All of those things are entirely possible when you’re a diplomat representing your country and its interests to other countries’ leaders, people and interests. But it’s the work in between the fancy breakfasts and satiny pillowcases that makes a diplomat… a diplomat.
This Diplomat gets around.
“Diplomat” is simply a larger term for a representative sent from one nation’s government to another nation. Sometimes diplomats live in these host nations for many years, sometimes they’re relocated to another country for various reasons, and sometimes they rise within the ranks of diplomacy to achieve an Ambassadorship or even Secretary of State. (A lofty objective but not an impossible one: Both Madeleine Albright and Henry Kissinger were and continue to be well-respected and oft-consulted diplomats.)
That’s all well and good (and again, aspirational) but what do individual diplomats do, already?
Most diplomats and ambassadors (the highest ranking diplomat in the region or country), no matter where they’re stationed, are there to safeguard the security of the U.S. and promote its interests in a large variety of areas: politics, cultures, environmentalism, security, health and more. And all diplomatic employees must present themselves with supreme decorum and poise; in other words, they’re also expected to act, well, diplomatically. They’re representing their country, and even when faced with hot button topics (in Palestine and Israel, for example or the economic situation in Greece) they know how to keep their cool and act with the utmost professionalism at all times.

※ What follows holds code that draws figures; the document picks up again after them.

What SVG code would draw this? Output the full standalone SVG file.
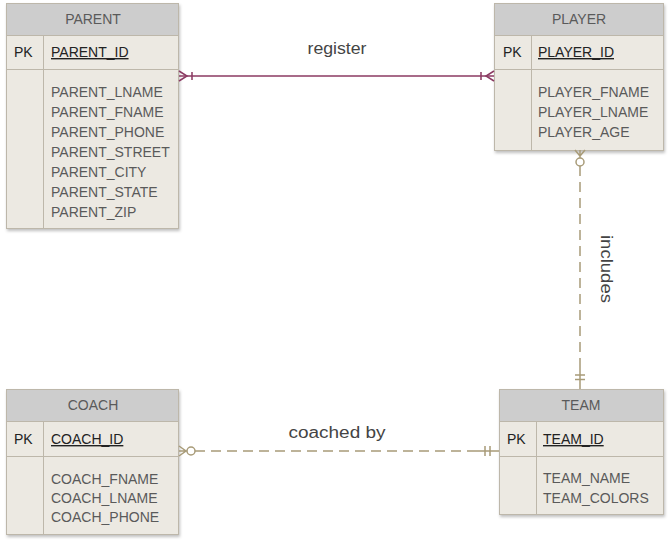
<svg xmlns="http://www.w3.org/2000/svg" width="669" height="545" viewBox="0 0 669 545">
<style>
  .box { fill: #ECE9E2; stroke: #BDB7AA; stroke-width: 1; }
  .hdr { fill: #CDCDCD; stroke: #BDB7AA; stroke-width: 1; }
  .sep { stroke: #BDB7AA; stroke-width: 1; fill: none; }
  .t { font-family: "Liberation Sans", Arial, sans-serif; font-size: 14px; fill: #5A5A5A; }
  .h { text-anchor: middle; }
  .pk { fill: #222; }
  .id { fill: #222; text-decoration: underline; }
  .lbl { font-family: "Liberation Sans", Arial, sans-serif; font-size: 16px; fill: #444; text-anchor: middle; }
  .reg { stroke: #8B3A62; stroke-width: 1.5; fill: none; }
  .tan { stroke: #A89B78; stroke-width: 1.5; fill: none; }
  .dash { stroke-dasharray: 10 6; }
</style>
<defs>
  <filter id="sh" x="-10%" y="-10%" width="120%" height="120%">
    <feDropShadow dx="1" dy="2" stdDeviation="1.5" flood-color="#000" flood-opacity="0.25"/>
  </filter>
</defs>
<rect width="669" height="545" fill="#fff"/>

<g id="parent">
  <rect class="box" x="6.5" y="3.5" width="172" height="225" filter="url(#sh)"/>
  <rect class="hdr" x="6.5" y="3.5" width="172" height="32"/>
  <line class="sep" x1="6.5" y1="69.5" x2="178.5" y2="69.5"/>
  <line class="sep" x1="43.5" y1="35.5" x2="43.5" y2="228.5"/>
  <text class="t h" x="93" y="24">PARENT</text>
  <text class="t pk" x="14" y="57">PK</text>
  <text class="t id" x="51" y="57">PARENT_ID</text>
  <text class="t" x="51" y="97">PARENT_LNAME</text>
  <text class="t" x="51" y="117">PARENT_FNAME</text>
  <text class="t" x="51" y="137">PARENT_PHONE</text>
  <text class="t" x="51" y="157">PARENT_STREET</text>
  <text class="t" x="51" y="177">PARENT_CITY</text>
  <text class="t" x="51" y="197">PARENT_STATE</text>
  <text class="t" x="51" y="217">PARENT_ZIP</text>
</g>

<g id="player">
  <rect class="box" x="494.5" y="3.5" width="169" height="147" filter="url(#sh)"/>
  <rect class="hdr" x="494.5" y="3.5" width="169" height="32"/>
  <line class="sep" x1="494.5" y1="69.5" x2="663.5" y2="69.5"/>
  <line class="sep" x1="531.5" y1="35.5" x2="531.5" y2="150.5"/>
  <text class="t h" x="579" y="24">PLAYER</text>
  <text class="t pk" x="503" y="57">PK</text>
  <text class="t id" x="538" y="57">PLAYER_ID</text>
  <text class="t" x="538" y="97">PLAYER_FNAME</text>
  <text class="t" x="538" y="117">PLAYER_LNAME</text>
  <text class="t" x="538" y="137">PLAYER_AGE</text>
</g>

<g id="coach">
  <rect class="box" x="6.5" y="389.5" width="172" height="145" filter="url(#sh)"/>
  <rect class="hdr" x="6.5" y="389.5" width="172" height="32"/>
  <line class="sep" x1="6.5" y1="456.5" x2="178.5" y2="456.5"/>
  <line class="sep" x1="43.5" y1="421.5" x2="43.5" y2="534.5"/>
  <text class="t h" x="93" y="410">COACH</text>
  <text class="t pk" x="14" y="444">PK</text>
  <text class="t id" x="51" y="444">COACH_ID</text>
  <text class="t" x="51" y="484">COACH_FNAME</text>
  <text class="t" x="51" y="503">COACH_LNAME</text>
  <text class="t" x="51" y="522">COACH_PHONE</text>
</g>

<g id="team">
  <rect class="box" x="499.5" y="389.5" width="164" height="125" filter="url(#sh)"/>
  <rect class="hdr" x="499.5" y="389.5" width="164" height="32"/>
  <line class="sep" x1="499.5" y1="456.5" x2="663.5" y2="456.5"/>
  <line class="sep" x1="536.5" y1="421.5" x2="536.5" y2="514.5"/>
  <text class="t h" x="581" y="410">TEAM</text>
  <text class="t pk" x="507" y="444">PK</text>
  <text class="t id" x="543" y="444">TEAM_ID</text>
  <text class="t" x="543" y="483">TEAM_NAME</text>
  <text class="t" x="543" y="503">TEAM_COLORS</text>
</g>

<g id="connectors">
  <!-- register -->
  <path class="reg" d="M179,76 H494"/>
  <path class="reg" d="M179,71 L187,76 L179,81 M192,72 V80"/>
  <path class="reg" d="M481,72 V80 M494,71 L486,76 L494,81"/>
  <text class="lbl" x="337" y="54" textLength="59" lengthAdjust="spacingAndGlyphs">register</text>

  <!-- includes -->
  <path class="tan" d="M575,150 L580,156 L585,150 M580,150 V158"/>
  <circle class="tan" cx="580" cy="162" r="4" fill="#fff"/>
  <path class="tan dash" d="M580,166 V370"/>
  <path class="tan" d="M580,368 V389 M575,375 H585 M575,379.5 H585"/>
  <text class="lbl" transform="translate(601,269) rotate(90)" textLength="68" lengthAdjust="spacingAndGlyphs">includes</text>

  <!-- coached by -->
  <path class="tan" d="M179,446 L186,451 L179,456 M179,451 H187"/>
  <circle class="tan" cx="191" cy="451" r="4" fill="#fff"/>
  <path class="tan dash" d="M195,451 H478"/>
  <path class="tan" d="M477,451 H499 M485,446 V456 M490,446 V456"/>
  <text class="lbl" x="337" y="438" textLength="97" lengthAdjust="spacingAndGlyphs">coached by</text>
</g>
</svg>
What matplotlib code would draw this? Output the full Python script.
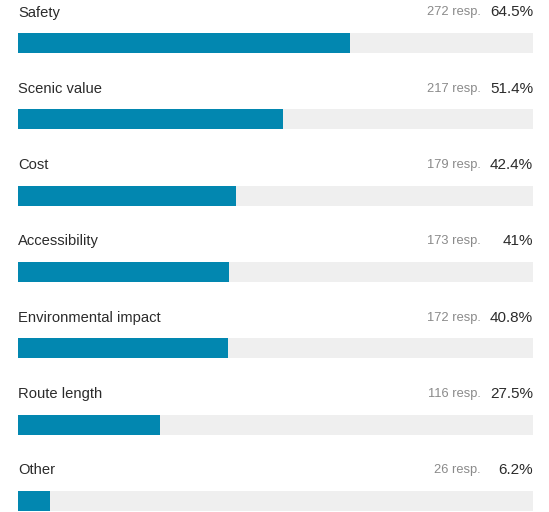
import matplotlib
matplotlib.use("Agg")
import matplotlib.pyplot as plt

categories = ["Safety", "Scenic value", "Cost", "Accessibility",
              "Environmental impact", "Route length", "Other"]
responses = [272, 217, 179, 173, 172, 116, 26]
percents = [64.5, 51.4, 42.4, 41, 40.8, 27.5, 6.2]
pct_labels = ["64.5%", "51.4%", "42.4%", "41%", "40.8%", "27.5%", "6.2%"]

W, H = 549, 512
fig = plt.figure(figsize=(W / 100, H / 100), dpi=100)
left, right = 18, 533
ax = fig.add_axes([left / W, 0, (right - left) / W, 1])
ax.set_xlim(0, 100)
ax.set_ylim(H, 0)
ax.axis("off")

plt.rcParams["font.family"] = ["Liberation Sans", "DejaVu Sans"]

row0_label = 12.5
row_step = 76.3
bar_offset = 30.5
bar_h = 20
fill_color = "#0287B0"
track_color = "#EFEFEF"
resp_x = (481 - left) / (right - left) * 100

for i, (cat, r, p, pl) in enumerate(zip(categories, responses, percents, pct_labels)):
    ly = row0_label + i * row_step
    by = ly + bar_offset
    ax.barh(by, 100, height=bar_h, left=0, color=track_color, linewidth=0)
    ax.barh(by, p, height=bar_h, left=0, color=fill_color, linewidth=0)
    ax.text(0, ly, cat, ha="left", va="center", fontsize=10.6, color="#2b2b2b")
    ax.text(resp_x, ly, f"{r} resp.", ha="right", va="center", fontsize=9.3, color="#8a8a8a")
    ax.text(100, ly, pl, ha="right", va="center", fontsize=11, color="#2b2b2b")

fig.savefig("out.png", dpi=100)
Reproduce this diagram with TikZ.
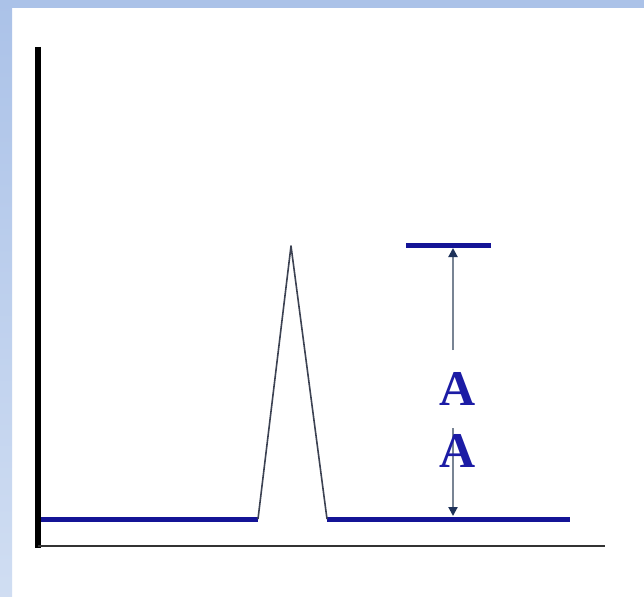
\documentclass[tikz,border=0pt]{standalone}
\usepackage{fontspec}
\setmainfont{Liberation Serif}
\usetikzlibrary{arrows.meta}
\definecolor{frametop}{RGB}{171,194,232}
\definecolor{frameleft}{RGB}{196,213,239}
\definecolor{baseblue}{RGB}{20,20,150}
\definecolor{peakgray}{RGB}{60,66,82}
\definecolor{arrowgray}{RGB}{120,132,148}
\definecolor{headnavy}{RGB}{30,50,90}
\definecolor{labelblue}{RGB}{28,28,165}
\tikzset{
  bluebar/.style={draw=baseblue, line width=5pt},
  peakline/.style={draw=peakgray, line width=1.6pt, line join=round},
  dimarrow/.style={draw=arrowgray, line width=2pt, -{Triangle[length=9pt,width=9pt,color=headnavy]}},
  alabel/.style={text=labelblue, font=\fontsize{50}{50}\selectfont\bfseries, anchor=base, inner sep=0pt}
}
\begin{document}
\begin{tikzpicture}[x=1pt,y=-1pt]
\useasboundingbox (0,0) rectangle (644,596);
\fill[white] (0,0) rectangle (644,596);
% frame strips
\shade[top color=frametop, bottom color=frameleft!80!white] (0,0) rectangle (12,596);
\fill[frametop] (0,0) rectangle (644,8);
% axes
\coordinate (ytop) at (38,47);
\coordinate (ybot) at (38,548);
\coordinate (xleft) at (38,546);
\coordinate (xright) at (605,546);
\draw[black, line width=6pt] (ytop) -- (ybot);
\draw[black!80, line width=2pt] (xleft) -- (xright);
% baseline with peak
\coordinate (bl0) at (41,519);
\coordinate (bl1) at (258,519);
\coordinate (apex) at (291,246);
\coordinate (br0) at (327,519);
\coordinate (br1) at (570,519);
\draw[bluebar] (bl0) -- (bl1);
\draw[bluebar] (br0) -- (br1);
\draw[peakline] (bl1) -- (apex) -- (br0);
% top bar
\coordinate (tb0) at (406,245);
\coordinate (tb1) at (491,245);
\draw[bluebar] (tb0) -- (tb1);
% dimension arrow
\coordinate (atop) at (453,248);
\coordinate (amid1) at (453,350);
\coordinate (amid2) at (453,428);
\coordinate (abot) at (453,516);
\draw[dimarrow] (amid1) -- (atop);
\draw[dimarrow] (amid2) -- (abot);
% labels
\node[alabel] (lab1) at (457.5,405) {A};
\node[alabel] (lab2) at (457.5,467) {A};
\end{tikzpicture}
\end{document}
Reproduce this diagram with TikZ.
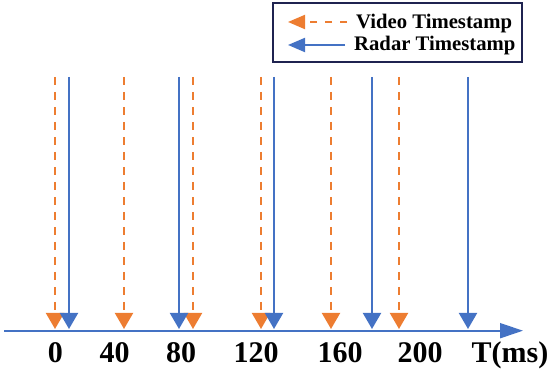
\documentclass[tikz,border=0pt]{standalone}
\usepackage{fontspec}
\setmainfont{Liberation Serif}
\usetikzlibrary{arrows.meta}
\definecolor{vorange}{HTML}{ED7D31}
\definecolor{rblue}{HTML}{4472C4}
\definecolor{framec}{HTML}{1F2350}
\begin{document}
\begin{tikzpicture}[x=1pt,y=1pt,
  video/.style={vorange, line width=2pt, dash pattern=on 8pt off 7pt, -{Triangle[width=18pt,length=16pt]}},
  radar/.style={rblue, line width=2pt, -{Triangle[width=18pt,length=16pt]}},
  lvideo/.style={vorange, line width=2pt, dash pattern=on 7pt off 8pt, -{Triangle[width=14pt,length=17pt]}},
  lradar/.style={rblue, line width=2pt, -{Triangle[width=14pt,length=17pt]}},
  tick/.style={anchor=base, inner sep=0pt, font=\fontsize{30}{32}\selectfont\bfseries},
  legtext/.style={anchor=base west, inner sep=0pt, font=\fontsize{20.7}{22}\selectfont\bfseries}]
\useasboundingbox (0,0) rectangle (550,371);
% axis
\coordinate (axs) at (4,40.3);
\coordinate (axe) at (523,40.3);
\draw[rblue, line width=2pt, -{Triangle[width=15pt,length=23pt]}] (axs) -- (axe);
% video timestamps
\foreach \x/\n in {55/v1,124/v2,193/v3,261/v4,331/v5,399/v6}{
  \coordinate (\n t) at (\x,294);
  \coordinate (\n b) at (\x,42);
  \draw[video] (\n t) -- (\n b);
}
% radar timestamps
\foreach \x/\n in {69/r1,179/r2,274/r3,372/r4,468/r5}{
  \coordinate (\n t) at (\x,294);
  \coordinate (\n b) at (\x,42);
  \draw[radar] (\n t) -- (\n b);
}
% tick labels
\node[tick] (l0) at (55.5,8.5) {0};
\node[tick] (l40) at (114.5,8.5) {40};
\node[tick] (l80) at (181,8.5) {80};
\node[tick] (l120) at (256,8.5) {120};
\node[tick] (l160) at (340,8.5) {160};
\node[tick] (l200) at (420,8.5) {200};
\node[tick] (lT) at (510,8.5) {T(ms)};
% legend
\node[draw=framec, line width=2pt, minimum width=249pt, minimum height=59pt, inner sep=0pt] (legend) at (397.5,338.5) {};
\coordinate (lvs) at (347,349);
\coordinate (lve) at (288,349);
\coordinate (lrs) at (345,326);
\coordinate (lre) at (288,326);
\draw[lvideo] (lvs) -- (lve);
\draw[lradar] (lrs) -- (lre);
\node[legtext] (tv) at (356,342.7) {Video Timestamp};
\node[legtext] (tr) at (354,320.3) {Radar Timestamp};
\end{tikzpicture}
\end{document}
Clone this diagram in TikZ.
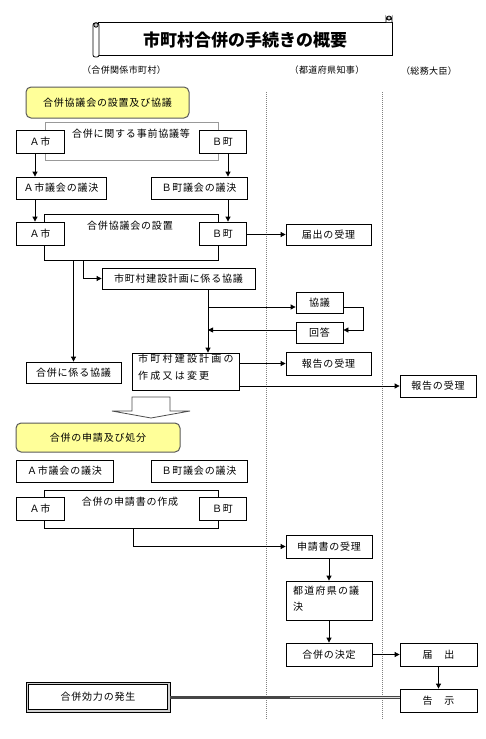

(We say “most” diplomats and ambassadors, because U.S. presidents have long acknowledged big campaign donors and fundraisers with ambassadorships. These folks aren’t really doing the true work of diplomats who are in the foreign service; rather, they’re there to develop friendly relationships with the local folks. And what’s the best way to get to know people? By throwing fancy soirees amidst your sumptuous lodgings, of course. These pay-back sort of ambassadorships cost a lot of money and many of these high rollers consider them prestigious.)
Not as prestigious as an award-winning Maltese, but...
The diplomats (and various aides) who are a part of the Foreign Service are also there to ensure the wrong people don’t get visas to the U.S. and that they’re there for all Americans who need their representational services. An example of that is a traveling American college student has his passport and ID stolen on the bus from Minsk (a real place, the capital of Belarus) to Kapinsk (not a real place, not in Belarus). There are two things at stake here: 1) The kid needs his passport to travel and get home; and 2) Whoever stole his documents could steal his identity, be a terrorist and and hop a plane, train or boat to... anywhere. Diplomats are trained how to deal with this sort of thing. In fact, when YOU are traveling it’s good to know where the American Embassy is (unless of course you find yourself on the wrong side of the Iraq/Iran border, in which case there is no consulate in Iran.) Fair warning.
Once you understand the basic duties of all diplomats, there are also specialists, and what they do depends on interests, skills, experience and where they’re needed.
Some examples for you, the diplomat:
If your background is in economics, you may be assigned to a newly burgeoning country, one that has the support of the United States and needs the presence and expertise of someone in this field living there.
Your interest is in trade negotiation and you may connect the country in which you’re assigned to company partners from the U.S., thereby promoting the interest of U.S. companies.
You speak multiple languages and have been assigned to various countries where you’ve been able to act as interpreter and even a speech writer for various U.S. and foreign dignitaries and heads of state. You can be trusted to translate literally, not creatively; you’re a diplomat, not a fiction writer (who can break apart national friendships with a misused word or phrase).
Your specialty is infectious diseases, their causes and treatments. You’re a humanitarian diplomat in a third world country, advocating for the vulnerable people of the region and ensuring they have adequate medical facilities and such.
But again, no matter what your specific duties are, all diplomats are in their host countries to promote information and friendly relations. They can also be a catalyst and smooth negotiator for peace, as well as the conveyor of information and decisions regarding those countries.
Diplomats can open and close the loop when we’re talking about foreign relations; sometimes they’re all a country knows about American interests and culture so they need to be on their best behavior and show sincere dedication to the importance of representing their country.